We all should surround ourselves with people that support us and believe in us. It should be one of the main goals when building your circle of friends. Something that can easily sneak into your circle of friends is a Judge-y Julie. You know, that one friend that seems to think they are doing you good when what they are telling you is coming from a negative and dark place. They think they are giving you a positive critique but really, they are just criticizing your every step.
I’ve been coming across some Judge-y Julies lately and I thought this would be the best time for a post like this to happen. Call it jealousy, angry, or whatever, we all know these people are looking to bring down others just to make themselves feel better. I am not sure how projecting their thoughts and emotions onto someone else will help their situation at all, but hopefully this how to guide will help you be able to deal with them the next time they come around. Here is how to handle someone in your life that is criticizing your every move.
❤ Don’t worry, be happy! Most Judge-y Julies are pretty unhappy people. It’s important to play detective and really think about what is making this person act the way they are acting. People that are judging you are usually doing this to cover their own insecurities 99.9% of the time. They often have a bunch of negative rubbish going on in their lives and use this method as their defense.
❤ Lend a ear. It may sound crazy but actually listening to the person instead of fighting back might make the person criticize you less. I personally try to use most of this judgement as a learning experience. Try to see the positive in the negative even if it is very difficult. It will put you that much above the judgement and possibly help you.There is always a possibility there is SOME truth in what the person is saying but maybe not. Just hear them out before pulling out your sword.

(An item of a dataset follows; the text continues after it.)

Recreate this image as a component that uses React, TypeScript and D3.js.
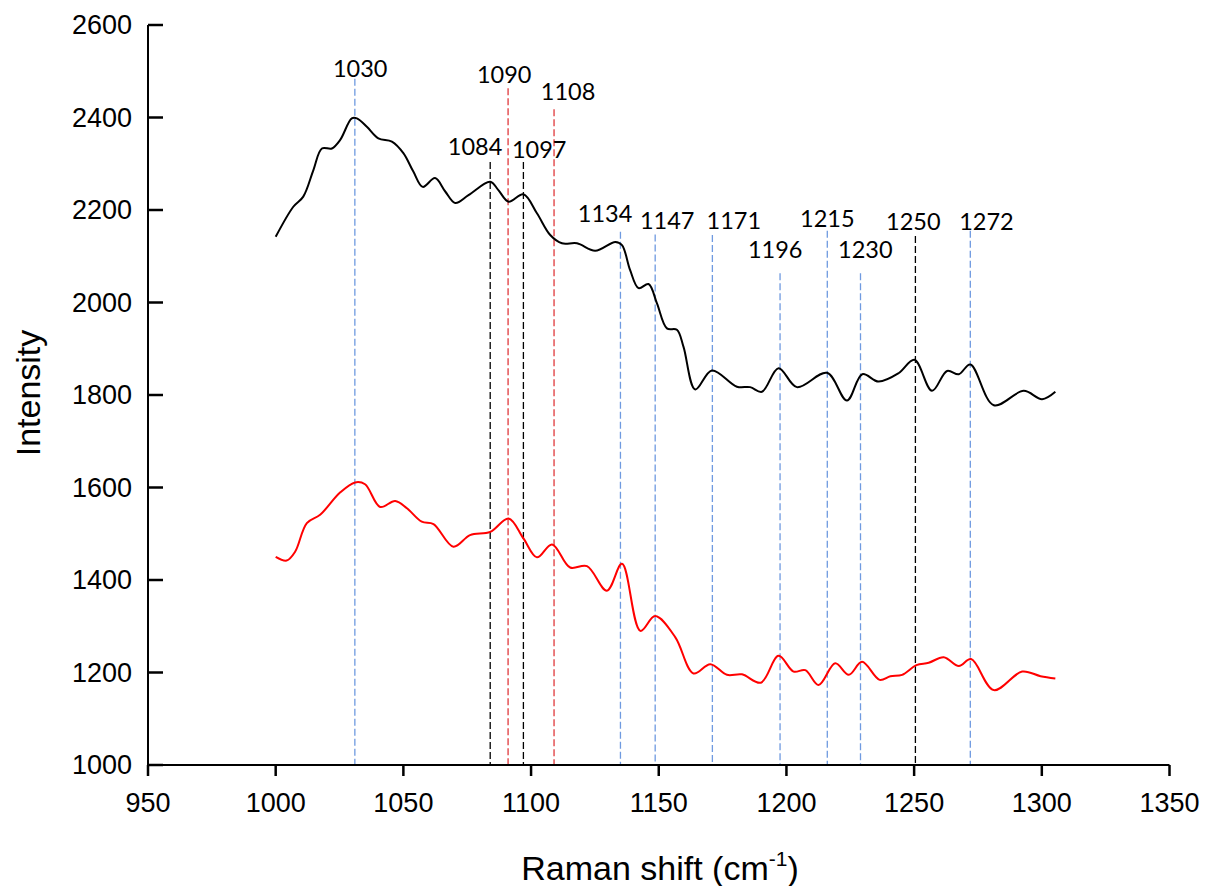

❤ “Why thank you good sir!” Thanking the person for their opinion might throw the person for a loop. The person is looking for drama. If you just simply agree, they will have nowhere to go with the criticism. It will more than likely just stop there because they didn’t get what they wanted from the initial judgement.
❤ Confidence looks super sexy on you. If someone is judging you it isn’t coming from any positive place. Don’t let these criticism get you down. Know that you’re amazing and brilliant and the best unicorn on the block. Always be proud of yourself and the fact that you’re working towards your goals. The Judge-y Julie isn’t perfect! Why are you letting her bring you down?
❤ Speak up for yourself! The best thing you can do in the situation is tell the person how they are making you feel. Let them know that they are being hurtful and if they cared they would stop being a jerk-face. Just keep it friendly! Do not say this in a harsh or threatening way or this will indeed start an argument.
Everyone has an opinion, and there is really nothing at all wrong with this. Some people just don’t have a filter on their opinion and frankly don’t give a shit how you feel after they express it. Try to chuckle off the comments and remember that these Judge-y Julies are speaking from their faults and failures and it is possible they really think they are helping.
I understand the rude remakes can make you not want to move forward with your goals and dreams. You decided to follow these goals and dreams because you knew that it will help you get to where you are happiest. Don’t let someone pass their shortcomings onto you. It’s not right, at all. Never feel as if you have to explain yourself to anyone and if all else fails, fake it until you make it so the Judge-y Julies have nothing negative to say. Typically, if you feel as if you can’t achieve something, that idea was put there by someone else.
Remember there is a big difference between positive and negative feedback. You should always be able to tell the difference. Do you know a Judge-y Julie? How do you handle her (or him, there can be a Judge-y John)? I would love to hear about your experiences and how you personally handled the situation.